I was going for something more profound, but then again, I think some of the best writing is just honest writing - the pure, unadulterated kind of honesty.
So here it is: I am very very grateful to be home tonight. I usually am grateful to be here, though, so I'm not sure why tonight is any more different.
Like most of the U.S. I was surprised to wake up to a bitter 8°F wind chill and snow on the ground this morning. So, I forewent my morning shower in favor of getting a head start on my lovely morning commute. As luck would have it, I spent more time at one stop light than I do on my normal commute, and even in my best effort I was still late. My new boss is very flexible with things like that, which is great; however, it was more of a personal blow as I'm striving to gain in the punctuality I generally lack. To boot, I wound up diving in head first to the new product I just completed training on. There's nothing that boosts your self-esteem like mistakes, misunderstandings, and all-around wasted time, right? In the midst of all this, my ring finger began bleeding profusely through my bandage from where I had a very persistent thick wart burned off yesterday. While my wedding band will now be able to fit, there is still a gaping amount of missing flesh that I'm concerned will not grow back within the next 25 days - that is, when I will be spending the day making love to my wedding photographer's camera and spending the night making love to my new wife. Yeah, I went there. So, maybe that's why?

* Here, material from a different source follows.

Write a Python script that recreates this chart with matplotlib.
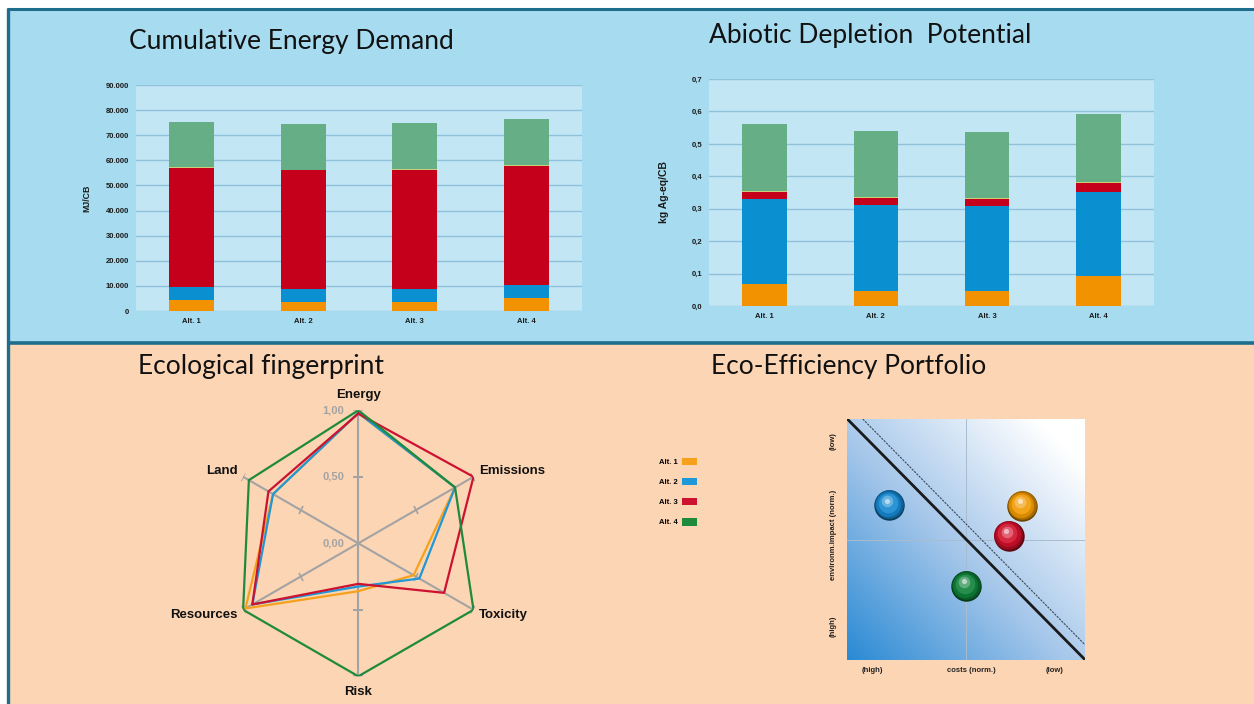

Or could it be that I'm getting married in 25 days and this is one of my last opportunities to "bach it"? Or that it's still feels like 8°F outside?
At any rate, it wasn't a great day. Still, it's not like anything happened big enough to completely shake up my world. In fact, I'm pretty much over this day.
So why does this "night off" feel so much better than any other "night off" I've had? I'm still not sure, but this comes to mind:
“Cease striving and know that I am God;
I will be exalted among the nations, I will be exalted in the earth.”
The LORD of hosts is with us;
The God of Jacob is our stronghold." - Psalm 46:10-11
Maybe the point isn't to figure myself out tonight. What if I'm supposed to just see God in this, the small stuff? To trust that He will receive glory from my life whether I do right or wrong? That He will grant me favor with my employer when I mess up at work? With my fiancée when I don't live up to the wedding vows we're attempting to write ourselves? With my body as I wait for the missing flesh to be made whole where my wedding band will be taking its place? To simply enjoy Him and what He's given me (while it lasts)?
Tonight, it's Him & I, and I guess that's the plan.